- Your instructions -
Starting with the first line of the data below, copy each line up to and including the one containing "const seceTh = [0.0319,0.0319];". Pictures stay out.

- Dataset excerpt -
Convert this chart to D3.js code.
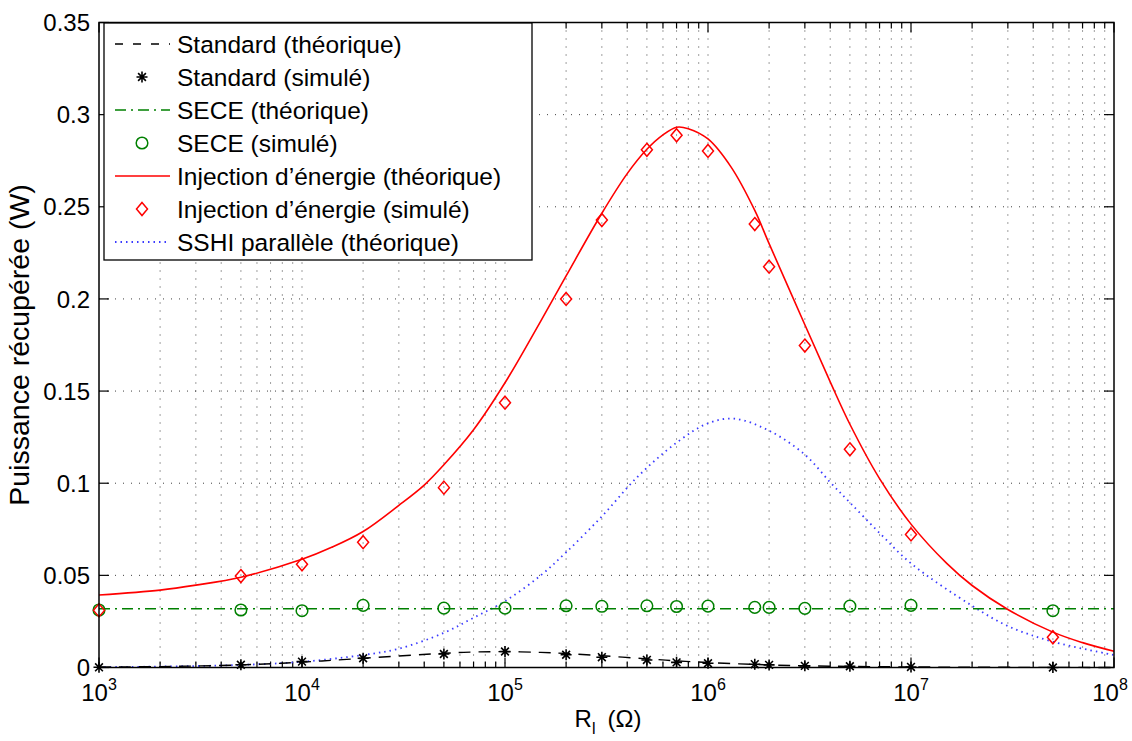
<!DOCTYPE html>
<html><head><meta charset="utf-8">
<script src="https://cdn.jsdelivr.net/npm/d3@7"></script>
<style>
body{margin:0;background:#fff;}
svg text{font-family:"Liberation Sans",Arial,Helvetica,sans-serif;fill:#000;}
</style></head>
<body><svg id="c" width="1132" height="741"></svg>
<script>
// ---- data ----
const simR = [1e3,5e3,1e4,2e4,5e4,1e5,2e5,3e5,5e5,7e5,1e6,1.7e6,2e6,3e6,5e6,1e7,5e7];
const stdSim = [0.0001,0.0015,0.0032,0.0050,0.0073,0.0087,0.0069,0.0056,0.0041,0.0028,0.0023,0.0018,0.0014,0.0009,0.0007,0.0003,0.0000];
const seceSim = [0.0312,0.0312,0.0308,0.0337,0.0322,0.0322,0.0335,0.0332,0.0335,0.0331,0.0333,0.0326,0.0326,0.0321,0.0333,0.0337,0.0308];
const injSim = [0.031,0.0496,0.056,0.068,0.0976,0.1437,0.200,0.2428,0.2809,0.2888,0.2803,0.2406,0.2175,0.1747,0.1184,0.0722,0.0164];

const stdThR = [1e3,2e3,5e3,1e4,2e4,5e4,7e4,1e5,1.5e5,2e5,3e5,5e5,7e5,1e6,2e6,3e6,5e6,1e7,2e7,5e7,1e8];
const stdTh = [0.0002,0.0005,0.0014,0.0029,0.0050,0.0077,0.0084,0.0086,0.0082,0.0076,0.0064,0.0047,0.0036,0.0027,0.0014,0.0009,0.0006,0.0003,0.00015,0.00006,0.00003];

const seceThR = [1e3,1e8];
const seceTh = [0.0319,0.0319];

const injThR = [1e3,2e3,3e3,5e3,1e4,1.4e4,2e4,3e4,4e4,5e4,7e4,1e5,1.5e5,2e5,3e5,4e5,5e5,6e5,7e5,8e5,1e6,1.3e6,1.7e6,2e6,3e6,4e6,5e6,7e6,1e7,1.5e7,2e7,3e7,5e7,7e7,1e8];
const injTh = [0.0393,0.0420,0.0447,0.0490,0.0587,0.0652,0.0738,0.0880,0.0990,0.1100,0.1290,0.1545,0.1880,0.2125,0.2465,0.2680,0.2812,0.2890,0.2932,0.2924,0.2868,0.2715,0.2480,0.2300,0.1860,0.1550,0.1320,0.1025,0.0778,0.0565,0.0445,0.0315,0.0192,0.0135,0.0088];

const sshiThR = [1e3,2e3,5e3,1e4,2e4,3e4,5e4,7e4,1e5,1.5e5,2e5,3e5,4.5e5,7e5,1e6,1.35e6,2e6,3e6,4e6,5e6,7e6,1e7,2e7,3e7,5e7,1e8];
const sshiTh = [0.0002,0.0005,0.0014,0.0031,0.0068,0.0102,0.0188,0.0270,0.0360,0.0500,0.0625,0.0820,0.1035,0.1220,0.1325,0.1350,0.1285,0.1155,0.1005,0.0895,0.0730,0.0565,0.0335,0.0225,0.0140,0.0068];

const yTicks = [0,0.05,0.1,0.15,0.2,0.25,0.3,0.35];
const yTickLabels = ["0","0.05","0.1","0.15","0.2","0.25","0.3","0.35"];
const xDecades = [3,4,5,6,7,8];
const legendLabels = ["Standard (théorique)","Standard (simulé)","SECE (théorique)","SECE (simulé)","Injection d’énergie (théorique)","Injection d’énergie (simulé)","SSHI parallèle (théorique)"];

// ---- layout ----
const L=99, R=1114, T=22.5, B=667.5;
const svg = d3.select("#c");
const x = d3.scaleLog().domain([1e3,1e8]).range([L,R]);
const y = d3.scaleLinear().domain([0,0.35]).range([B,T]);

svg.append("rect").attr("x",0).attr("y",0).attr("width",1132).attr("height",741).attr("fill","#fff");

// grid
const minorX = [];
xDecades.forEach(d=>{ for(let m=1;m<10;m++){ const v=m*Math.pow(10,d); if(v<=1e8) minorX.push(v);} });
const g = svg.append("g");
g.selectAll("line.gx").data(minorX.filter(v=>v>1e3&&v<1e8)).enter().append("line")
 .attr("x1",d=>x(d)).attr("x2",d=>x(d)).attr("y1",T).attr("y2",B)
 .attr("stroke","#000").attr("stroke-width",1).attr("stroke-dasharray","1,7").attr("opacity",0.75);
g.selectAll("line.gy").data(yTicks.filter(v=>v>0&&v<0.35)).enter().append("line")
 .attr("x1",L).attr("x2",R).attr("y1",d=>y(d)).attr("y2",d=>y(d))
 .attr("stroke","#000").attr("stroke-width",1).attr("stroke-dasharray","1,7").attr("opacity",0.75);

// ticks
const isMajor = v => Math.abs(Math.log10(v)-Math.round(Math.log10(v)))<1e-9;
minorX.forEach(v=>{
  const len = isMajor(v)?10:6;
  svg.append("line").attr("x1",x(v)).attr("x2",x(v)).attr("y1",B).attr("y2",B-len).attr("stroke","#000").attr("stroke-width",1.2);
  svg.append("line").attr("x1",x(v)).attr("x2",x(v)).attr("y1",T).attr("y2",T+len).attr("stroke","#000").attr("stroke-width",1.2);
});
yTicks.forEach(v=>{
  svg.append("line").attr("x1",L).attr("x2",L+10).attr("y1",y(v)).attr("y2",y(v)).attr("stroke","#000").attr("stroke-width",1.2);
  svg.append("line").attr("x1",R).attr("x2",R-10).attr("y1",y(v)).attr("y2",y(v)).attr("stroke","#000").attr("stroke-width",1.2);
});

// tick labels
yTicks.forEach((v,i)=>{
  svg.append("text").attr("x",L-9).attr("y",y(v)).attr("dy","0.36em").attr("text-anchor","end")
   .attr("font-size",24).text(yTickLabels[i]);
});
xDecades.forEach(d=>{
  const cx = d===8 ? x(Math.pow(10,d))-4 : x(Math.pow(10,d));
  const t = svg.append("text").attr("x",cx).attr("y",B+33).attr("text-anchor","middle").attr("font-size",24);
  t.append("tspan").text("10");
  t.append("tspan").attr("dy",-11).attr("font-size",16).text(String(d));
});

// axis labels
const xl = svg.append("text").attr("x",608).attr("y",727).attr("text-anchor","middle").attr("font-size",24);
xl.append("tspan").text("R");
xl.append("tspan").attr("dy",7).attr("font-size",16).text("l");
xl.append("tspan").attr("dy",-7).text("\u2002(\u03A9)");
svg.append("text").attr("transform","translate(29,345) rotate(-90)").attr("text-anchor","middle").attr("font-size",28.5)
 .text("Puissance récupérée (W)");

// curves
const line = (xs,ys)=> d3.line().x((d,i)=>x(xs[i])).y((d,i)=>y(ys[i])).curve(d3.curveCatmullRom.alpha(0.5))(ys);
const plot = svg.append("g");
plot.append("path").attr("d",line(sshiThR,sshiTh)).attr("fill","none").attr("stroke","#3a3aff").attr("stroke-width",1.8).attr("stroke-dasharray","1.5,4");
plot.append("path").attr("d",line(seceThR,seceTh)).attr("fill","none").attr("stroke","#008000").attr("stroke-width",1.4).attr("stroke-dasharray","11,5,2,5");
plot.append("path").attr("d",line(stdThR,stdTh)).attr("fill","none").attr("stroke","#000").attr("stroke-width",1.4).attr("stroke-dasharray","12,8");
plot.append("path").attr("d",line(injThR,injTh)).attr("fill","none").attr("stroke","#ff0000").attr("stroke-width",1.6);

// markers
function star(gg,cx,cy,s){
  const a = s, b = s*0.7071;
  gg.append("path").attr("d",`M${cx-a},${cy}L${cx+a},${cy}M${cx},${cy-a}L${cx},${cy+a}M${cx-b},${cy-b}L${cx+b},${cy+b}M${cx-b},${cy+b}L${cx+b},${cy-b}`)
    .attr("stroke","#000").attr("stroke-width",1.6).attr("fill","none");
}
function circ(gg,cx,cy){ gg.append("circle").attr("cx",cx).attr("cy",cy).attr("r",5.8).attr("fill","none").attr("stroke","#008000").attr("stroke-width",1.5); }
function diam(gg,cx,cy){ gg.append("path").attr("d",`M${cx},${cy-6.5}L${cx+5.5},${cy}L${cx},${cy+6.5}L${cx-5.5},${cy}Z`).attr("fill","none").attr("stroke","#ff0000").attr("stroke-width",1.5); }

simR.forEach((r,i)=>{ circ(plot,x(r),y(seceSim[i])); });
simR.forEach((r,i)=>{ diam(plot,x(r),y(injSim[i])); });
simR.forEach((r,i)=>{ star(plot,x(r),y(stdSim[i]),5.5); });

// axes box
svg.append("rect").attr("x",L).attr("y",T).attr("width",R-L).attr("height",B-T).attr("fill","none").attr("stroke","#000").attr("stroke-width",1.5);

// legend
const lg = svg.append("g");
lg.append("rect").attr("x",104).attr("y",23).attr("width",428).attr("height",237).attr("fill","#fff").attr("stroke","#000").attr("stroke-width",1.3);
const rowY = i => 44 + i*33;
const lx1=115, lx2=170, mx=142, tx=177;
lg.append("line").attr("x1",lx1).attr("x2",lx2).attr("y1",rowY(0)).attr("y2",rowY(0)).attr("stroke","#000").attr("stroke-width",1.4).attr("stroke-dasharray","8,10");
star(lg,mx,rowY(1),5.5);
lg.append("line").attr("x1",lx1).attr("x2",lx2).attr("y1",rowY(2)).attr("y2",rowY(2)).attr("stroke","#008000").attr("stroke-width",1.4).attr("stroke-dasharray","11,5,2,5");
circ(lg,mx,rowY(3));
lg.append("line").attr("x1",lx1).attr("x2",lx2).attr("y1",rowY(4)).attr("y2",rowY(4)).attr("stroke","#ff0000").attr("stroke-width",1.6);
diam(lg,mx,rowY(5));
lg.append("line").attr("x1",lx1).attr("x2",lx2).attr("y1",rowY(6)).attr("y2",rowY(6)).attr("stroke","#3a3aff").attr("stroke-width",1.8).attr("stroke-dasharray","1.5,4");
legendLabels.forEach((t,i)=>{
  lg.append("text").attr("x",tx).attr("y",rowY(i)).attr("dy","0.36em").attr("font-size",24.5).text(t);
});
</script></body></html>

- Task response -
Convert this chart to D3.js code.
<!DOCTYPE html>
<html><head><meta charset="utf-8">
<script src="https://cdn.jsdelivr.net/npm/d3@7"></script>
<style>
body{margin:0;background:#fff;}
svg text{font-family:"Liberation Sans",Arial,Helvetica,sans-serif;fill:#000;}
</style></head>
<body><svg id="c" width="1132" height="741"></svg>
<script>
// ---- data ----
const simR = [1e3,5e3,1e4,2e4,5e4,1e5,2e5,3e5,5e5,7e5,1e6,1.7e6,2e6,3e6,5e6,1e7,5e7];
const stdSim = [0.0001,0.0015,0.0032,0.0050,0.0073,0.0087,0.0069,0.0056,0.0041,0.0028,0.0023,0.0018,0.0014,0.0009,0.0007,0.0003,0.0000];
const seceSim = [0.0312,0.0312,0.0308,0.0337,0.0322,0.0322,0.0335,0.0332,0.0335,0.0331,0.0333,0.0326,0.0326,0.0321,0.0333,0.0337,0.0308];
const injSim = [0.031,0.0496,0.056,0.068,0.0976,0.1437,0.200,0.2428,0.2809,0.2888,0.2803,0.2406,0.2175,0.1747,0.1184,0.0722,0.0164];

const stdThR = [1e3,2e3,5e3,1e4,2e4,5e4,7e4,1e5,1.5e5,2e5,3e5,5e5,7e5,1e6,2e6,3e6,5e6,1e7,2e7,5e7,1e8];
const stdTh = [0.0002,0.0005,0.0014,0.0029,0.0050,0.0077,0.0084,0.0086,0.0082,0.0076,0.0064,0.0047,0.0036,0.0027,0.0014,0.0009,0.0006,0.0003,0.00015,0.00006,0.00003];

const seceThR = [1e3,1e8];
const seceTh = [0.0319,0.0319];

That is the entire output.